Now - here is the multilayer perceptron solution in Keras. This ... is much simpler. In general, I'd recommend reaching for Keras as a great getting started tool.

In [7]:
from keras.layers import Input, Dense, Flatten
from keras.models import Sequential
from keras.datasets import mnist
import numpy as np

Here controlling the size of our network.

In [2]:
num_hidden = 256 # hidden layers
num_outputs = 10 # 10 output digits
batch_size = 64 # mini batch
epochs = 10 # total training loops
learning_rate = 0.01 # amount we update parameters

MNIST digits. Keras has built in MNIST as well, with the one minor inconvenience of having the data in a raw format -- needing normalization

In [3]:

digits = mnist.load_data()
(train_images, train_labels), (test_images, test_labels) = mnist.load_data()

Downloading data from https://s3.amazonaws.com/img-datasets/mnist.npz


Here, normalizing the inputs on the range 0-1, and the output labels as one hot encoding.

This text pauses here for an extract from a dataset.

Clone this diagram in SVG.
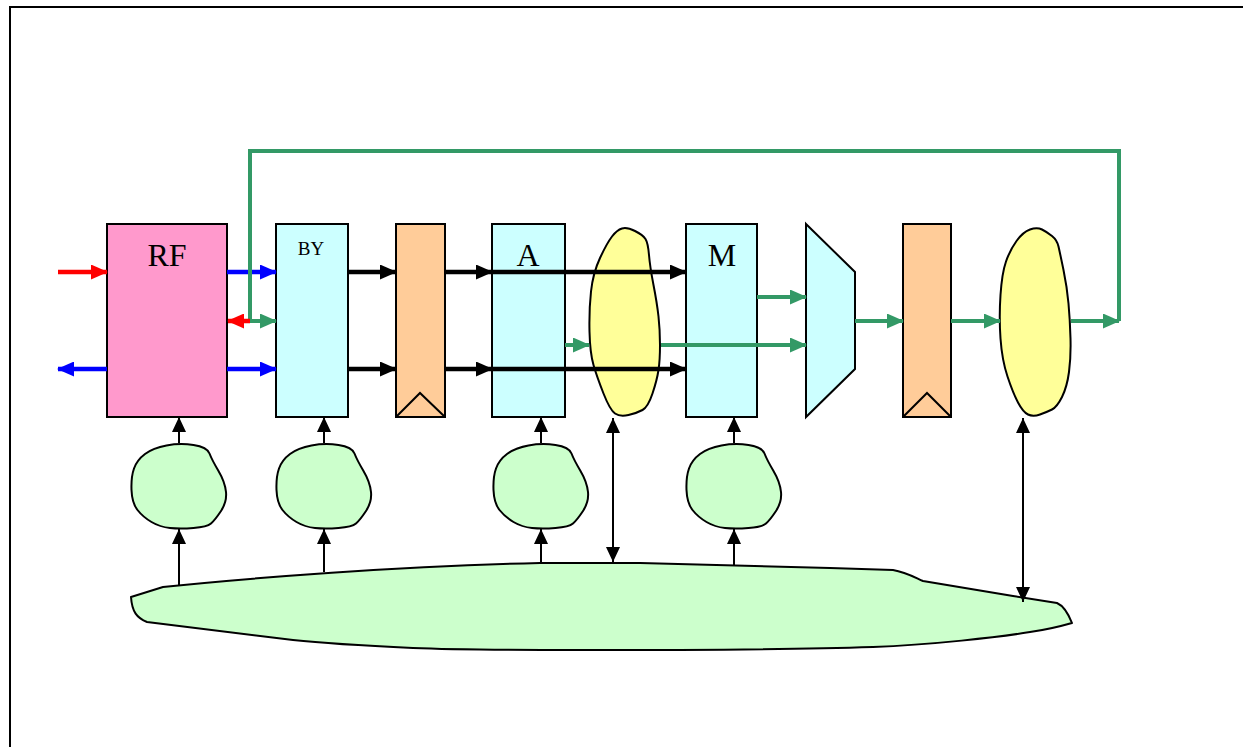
<svg xmlns="http://www.w3.org/2000/svg" width="1243" height="747" viewBox="0 0 1243 747">
<style>
.box{stroke:#000;stroke-width:2}
.blob{stroke:#000;stroke-width:2;stroke-linejoin:round}
.lbl{font-family:"Liberation Serif","Times New Roman",serif;fill:#000;text-anchor:middle}
.blk{stroke:#000;stroke-width:4.5;fill:none}
.grn{stroke:#339966;stroke-width:4;fill:none}
.blu{stroke:#0000FF;stroke-width:4.5;fill:none}
.red{stroke:#FF0000;stroke-width:4.5;fill:none}
.thin{stroke:#000;stroke-width:2;fill:none}
</style>
<defs>
<marker id="ak" markerUnits="userSpaceOnUse" viewBox="0 0 17 15" markerWidth="17" markerHeight="15" refX="16" refY="7.5" orient="auto-start-reverse"><path d="M0,0 L17,7.5 L0,15 z" fill="#000"/></marker>
<marker id="ag" markerUnits="userSpaceOnUse" viewBox="0 0 17 15" markerWidth="17" markerHeight="15" refX="16" refY="7.5" orient="auto-start-reverse"><path d="M0,0 L17,7.5 L0,15 z" fill="#339966"/></marker>
<marker id="ab" markerUnits="userSpaceOnUse" viewBox="0 0 17 15" markerWidth="17" markerHeight="15" refX="16" refY="7.5" orient="auto-start-reverse"><path d="M0,0 L17,7.5 L0,15 z" fill="#0000FF"/></marker>
<marker id="ar" markerUnits="userSpaceOnUse" viewBox="0 0 17 15" markerWidth="17" markerHeight="15" refX="16" refY="7.5" orient="auto-start-reverse"><path d="M0,0 L17,7.5 L0,15 z" fill="#FF0000"/></marker>
<marker id="av" markerUnits="userSpaceOnUse" viewBox="0 0 15 14" markerWidth="15" markerHeight="14" refX="15" refY="7" orient="auto-start-reverse"><path d="M0,0 L15,7 L0,14 z" fill="#000"/></marker>
<path id="cblob" d="M14.5,-41 Q28,-39 30.5,-32.5 Q33,-26 39.5,-15 Q46,-4 47,6 Q48,16 42,25 Q36,34 32,37.5 Q28,41 14.5,42 Q1,43 -9,42 Q-19,41 -27.5,36 Q-36,31 -41.5,24 Q-47,17 -47.5,4 Q-48,-9 -45,-17.5 Q-42,-26 -34,-32 Q-26,-38 -12.5,-40.5 Q1,-43 14.5,-41 Z"/>
</defs>
<rect width="1243" height="747" fill="#fff"/>
<path d="M10,747 L10,7 L1243,7" fill="none" stroke="#000" stroke-width="2"/>

<g id="bus">
<path class="blob" fill="#CCFFCC" d="M131,597 L163,587 C250,578 400,566 540,563 L640,563 L830,568 L893,570 C905,572 912,576 923,581 L1013,596 L1057,603 C1064,606 1068,613 1072,623 C1058,627 1045,630 1030,632 C1000,637 930,645 873,647 C780,650 680,650 580,650 C520,650 460,650 413,648 C370,646 330,644 293,640 L147,622 C137,618 132,612 131,597 Z"/>
</g>

<g id="rf"><rect class="box" x="107" y="224" width="120" height="193" fill="#FF99CC"/><text class="lbl" x="167" y="266" font-size="32">RF</text></g>
<g id="by"><rect class="box" x="276" y="224" width="72" height="193" fill="#CCFFFF"/><text class="lbl" x="311" y="255" font-size="19">BY</text></g>
<g id="reg1"><rect class="box" x="396" y="224" width="49" height="193" fill="#FFCC99"/><path d="M396,417 L420,393 L445,417" fill="none" stroke="#000" stroke-width="2"/></g>
<g id="a"><rect class="box" x="492" y="224" width="73" height="193" fill="#CCFFFF"/><text class="lbl" x="528" y="266" font-size="32">A</text></g>
<g id="blob1"><path class="blob" fill="#FFFF99" d="M635,231 Q643,235 645.5,239 Q648,243 649,255 Q650,267 653.5,285 Q657,303 658.5,316.5 Q660,330 660,345 Q660,360 658.5,370 Q657,380 652.5,393.5 Q648,407 642.5,410 Q637,413 628.5,415 Q620,417 615,413.5 Q610,410 603.5,393.5 Q597,377 593.5,365 Q590,353 589.5,331.5 Q589,310 591,291.5 Q593,273 600,258 Q607,243 612,236.5 Q617,230 622,228.5 Q627,227 635,231 Z"/></g>
<g id="m"><rect class="box" x="686" y="224" width="71" height="193" fill="#CCFFFF"/><text class="lbl" x="722" y="266" font-size="32">M</text></g>
<g id="mux"><path class="box" fill="#CCFFFF" d="M806,224 L855,272 L855,369 L806,417 Z"/></g>
<g id="reg2"><rect class="box" x="903" y="224" width="48" height="193" fill="#FFCC99"/><path d="M903,417 L927,393 L951,417" fill="none" stroke="#000" stroke-width="2"/></g>
<g id="blob2"><path class="blob" fill="#FFFF99" d="M1042,229.5 Q1047,232 1052,236 Q1057,240 1058.5,246.5 Q1060,253 1063.5,270 Q1067,287 1068.5,303.5 Q1070,320 1070.5,338.5 Q1071,357 1069,372 Q1067,387 1062,397 Q1057,407 1052,409.5 Q1047,412 1040,414.5 Q1033,417 1028,414.5 Q1023,412 1018,402.5 Q1013,393 1007.5,376.5 Q1002,360 1000.5,338.5 Q999,317 1000.5,295 Q1002,273 1006,261.5 Q1010,250 1016.5,241 Q1023,232 1030,229.5 Q1037,227 1042,229.5 Z"/></g>

<g id="c1"><use href="#cblob" x="179" y="486" class="blob" fill="#CCFFCC"/></g>
<g id="c2"><use href="#cblob" x="324" y="486" class="blob" fill="#CCFFCC"/></g>
<g id="c3"><use href="#cblob" x="541" y="486" class="blob" fill="#CCFFCC"/></g>
<g id="c4"><use href="#cblob" x="734" y="486" class="blob" fill="#CCFFCC"/></g>

<g id="connectors">
<line class="red" x1="58" y1="272" x2="107" y2="272" marker-end="url(#ar)"/>
<line class="blu" x1="58" y1="369" x2="107" y2="369" marker-start="url(#ab)"/>
<line class="blu" x1="227" y1="272" x2="276" y2="272" marker-end="url(#ab)"/>
<line class="blu" x1="227" y1="369" x2="276" y2="369" marker-end="url(#ab)"/>
<path class="grn" d="M1119,321 L1119,151 L250,151 L250,321" fill="none"/>
<line class="grn" x1="1071" y1="321" x2="1119" y2="321" marker-end="url(#ag)"/>
<line class="red" x1="250" y1="321" x2="228" y2="321" marker-end="url(#ar)"/>
<line class="grn" x1="250" y1="321" x2="276" y2="321" marker-end="url(#ag)"/>
<line class="blk" x1="348" y1="272" x2="396" y2="272" marker-end="url(#ak)"/>
<line class="blk" x1="348" y1="369" x2="396" y2="369" marker-end="url(#ak)"/>
<line class="blk" x1="445" y1="272" x2="492" y2="272" marker-end="url(#ak)"/>
<line class="blk" x1="445" y1="369" x2="492" y2="369" marker-end="url(#ak)"/>
<line class="blk" x1="492" y1="272" x2="686" y2="272" marker-end="url(#ak)"/>
<line class="blk" x1="492" y1="369" x2="686" y2="369" marker-end="url(#ak)"/>
<line class="grn" x1="565" y1="345" x2="589" y2="345" marker-end="url(#ag)"/>
<line class="grn" x1="661" y1="345" x2="806" y2="345" marker-end="url(#ag)"/>
<line class="grn" x1="757" y1="297" x2="806" y2="297" marker-end="url(#ag)"/>
<line class="grn" x1="855" y1="321" x2="903" y2="321" marker-end="url(#ag)"/>
<line class="grn" x1="951" y1="321" x2="1000" y2="321" marker-end="url(#ag)"/>
<line class="thin" x1="179" y1="443" x2="179" y2="417" marker-end="url(#av)"/>
<line class="thin" x1="179" y1="585" x2="179" y2="529" marker-end="url(#av)"/>
<line class="thin" x1="324" y1="443" x2="324" y2="417" marker-end="url(#av)"/>
<line class="thin" x1="324" y1="572" x2="324" y2="529" marker-end="url(#av)"/>
<line class="thin" x1="541" y1="443" x2="541" y2="417" marker-end="url(#av)"/>
<line class="thin" x1="541" y1="563" x2="541" y2="529" marker-end="url(#av)"/>
<line class="thin" x1="734" y1="443" x2="734" y2="417" marker-end="url(#av)"/>
<line class="thin" x1="734" y1="565" x2="734" y2="529" marker-end="url(#av)"/>
<line class="thin" x1="613" y1="418" x2="613" y2="562" marker-start="url(#av)" marker-end="url(#av)"/>
<line class="thin" x1="1023" y1="418" x2="1023" y2="602" marker-start="url(#av)" marker-end="url(#av)"/>
</g>
</svg>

Recall that if you have digits -- 0-9, you will have 10 dimensions in your one hot array, that will be encoded 0 | 1 as a flag indicating *this one*.

In [5]:
train_images = np.expand_dims(train_images / np.max(train_images), -1) #adding colour channel
test_images = np.expand_dims(test_images / np.max(test_images), -1)
train_labels = keras.utils.to_categorical(train_labels, 10)
test_labels = keras.utils.to_categorical(test_labels, 10)

And now the model. We'll use sequential, which is like a simple layer cake.

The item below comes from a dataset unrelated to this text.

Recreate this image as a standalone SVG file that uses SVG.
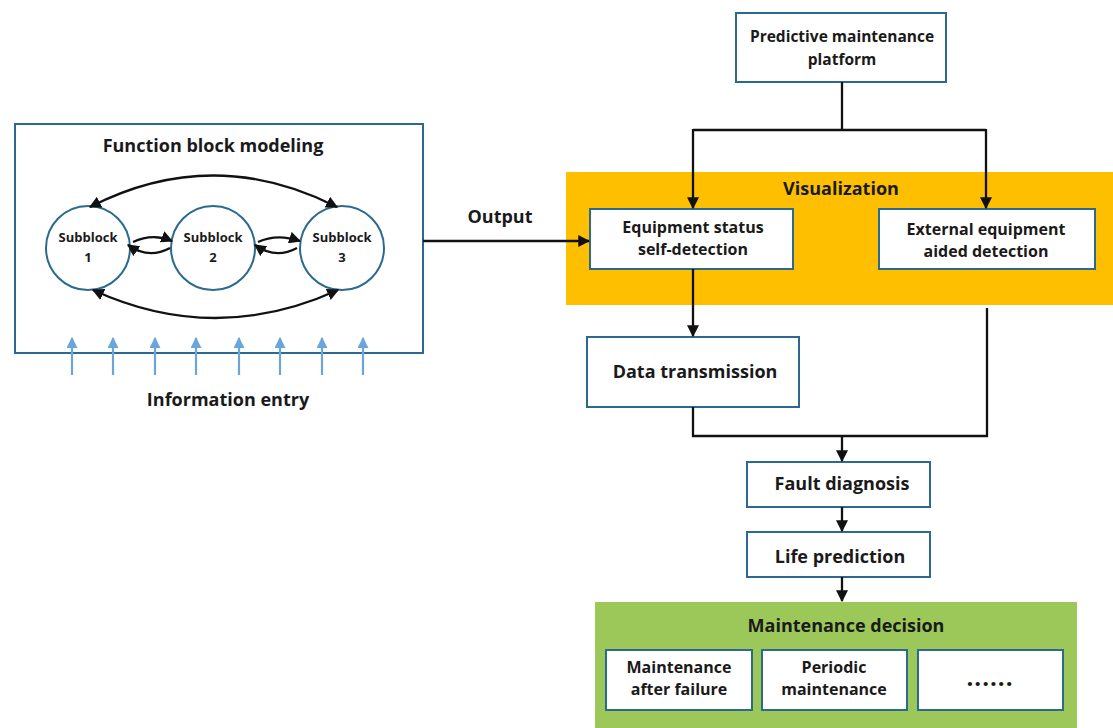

One simplifying trick, extracting the input shape from the ver first sample. This saves a bunch of mismatched constants and magic numbers.

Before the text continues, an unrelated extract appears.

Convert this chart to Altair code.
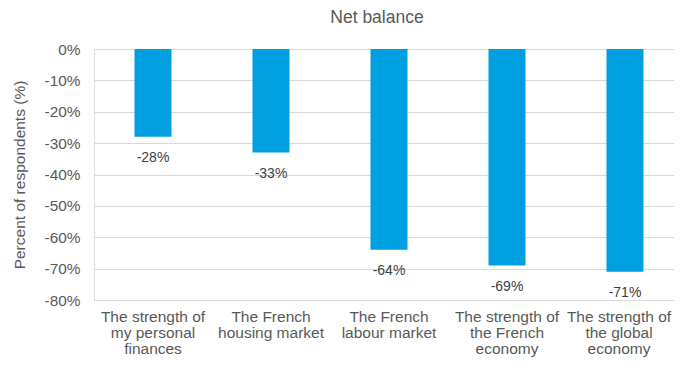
import altair as alt
import pandas as pd

categories = [
    "The strength of\nmy personal\nfinances",
    "The French\nhousing market",
    "The French\nlabour market",
    "The strength of\nthe French\neconomy",
    "The strength of\nthe global\neconomy",
]
values = [-28, -33, -64, -69, -71]
value_labels = ["-28%", "-33%", "-64%", "-69%", "-71%"]
y_ticks = [0, -10, -20, -30, -40, -50, -60, -70, -80]

df = pd.DataFrame({"category": categories, "value": values, "label": value_labels})

FONT = "Liberation Sans"
GREY = "#595959"

x_enc = alt.X(
    "category:N",
    sort=categories,
    scale=alt.Scale(paddingInner=0, paddingOuter=0, range=[0, 590]),
    axis=alt.Axis(
        title=None,
        labelExpr="split(datum.label, '\\n')",
        labelAngle=0,
        labelFont=FONT,
        labelFontSize=15.5,
        labelColor=GREY,
        labelLineHeight=16,
        labelPadding=21,
        labelBaseline="alphabetic",
        labelOffset={"condition": {"test": "indexof(datum.value, 'global') >= 0", "value": -6}, "value": 0},
        domainColor="#d9d9d9",
        ticks=False,
    ),
)
y_enc = alt.Y(
    "value:Q",
    scale=alt.Scale(domain=[-80, 0], nice=False, zero=True),
    axis=alt.Axis(
        values=y_ticks,
        labelExpr="datum.value + '%'",
        labelOverlap=False,
        title="Percent of respondents (%)",
        titleFont=FONT,
        titleFontSize=15.5,
        titleFontWeight="normal",
        titleColor=GREY,
        titlePadding=17,
        labelFont=FONT,
        labelFontSize=15.4,
        labelColor=GREY,
        labelPadding=14,
        grid=True,
        gridColor="#d9d9d9",
        domain=False,
        ticks=False,
    ),
)

base = alt.Chart(df).encode(x=x_enc, y=y_enc)
bars = base.mark_bar(color="#009FDF", size=37)
text = base.mark_text(baseline="alphabetic", dy=25.5, font=FONT, fontSize=14, color="#404040").encode(
    text="label:N",
)

chart = (
    alt.layer(bars, text)
    .properties(
        width=580,
        height=251,
        title=alt.TitleParams(
            "Net balance", font=FONT, fontSize=17.5, fontWeight="normal", color=GREY,
            anchor="middle", offset=16, dx=-7,
        ),
        autosize=alt.AutoSizeParams(type="none"),
        padding={"left": 86, "top": 41, "right": 0, "bottom": 57},
    )
    .configure_view(stroke=None)
    .configure(background="white")
)

chart.save("out.html", embed_options={"renderer": "svg", "actions": False})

Notice we must specify the input shape, unlike MxNet, Keras needs to be told a bit more up front.

We will also need to `Flatten` before output, to turn the 2D 28 * 28 image into a linear array, so we can squeeze that down to a linear one-hot array of 10 position flags.

In [8]:
input_shape = train_images[0].shape
model = Sequential()
model.add(Dense(num_hidden, activation='relu', input_shape=input_shape))
model.add(Dense(num_hidden, activation='relu'))
model.add(Flatten())
model.add(Dense(num_outputs, activation='softmax'))

model.summary()

_________________________________________________________________
Layer (type)                 Output Shape              Param #   
dense_1 (Dense)              (None, 28, 28, 256)       512       
_________________________________________________________________
dense_2 (Dense)              (None, 28, 28, 256)       65792     
_________________________________________________________________
flatten_1 (Flatten)          (None, 200704)            0         
_________________________________________________________________
dense_3 (Dense)              (None, 10)                2007050   
Total params: 2,073,354
Trainable params: 2,073,354
Non-trainable params: 0
_________________________________________________________________


As always, a loss function and an optimizer.

In [14]:
optimizer = keras.optimizers.SGD(lr=learning_rate)
loss = keras.losses.categorical_crossentropy

And this is the best part of Keras in my opinion, the simple, declarative compilation and training loop. In fact -- there is no visible 'loop', you just tell it what to do, not how to do it!

In [15]:
model.compile(loss=loss,
              optimizer=optimizer,
              metrics=['accuracy'])

history = model.fit(train_images, train_labels,
                    batch_size=batch_size,
                    epochs=epochs,
                    validation_data=(test_images, test_labels))

Train on 60000 samples, validate on 10000 samples
Epoch 1/10
Epoch 2/10
Epoch 3/10
Epoch 4/10
Epoch 5/10
Epoch 6/10
Epoch 7/10
Epoch 8/10
Epoch 9/10
Epoch 10/10


Now that is a simplified set of code to do deep learning!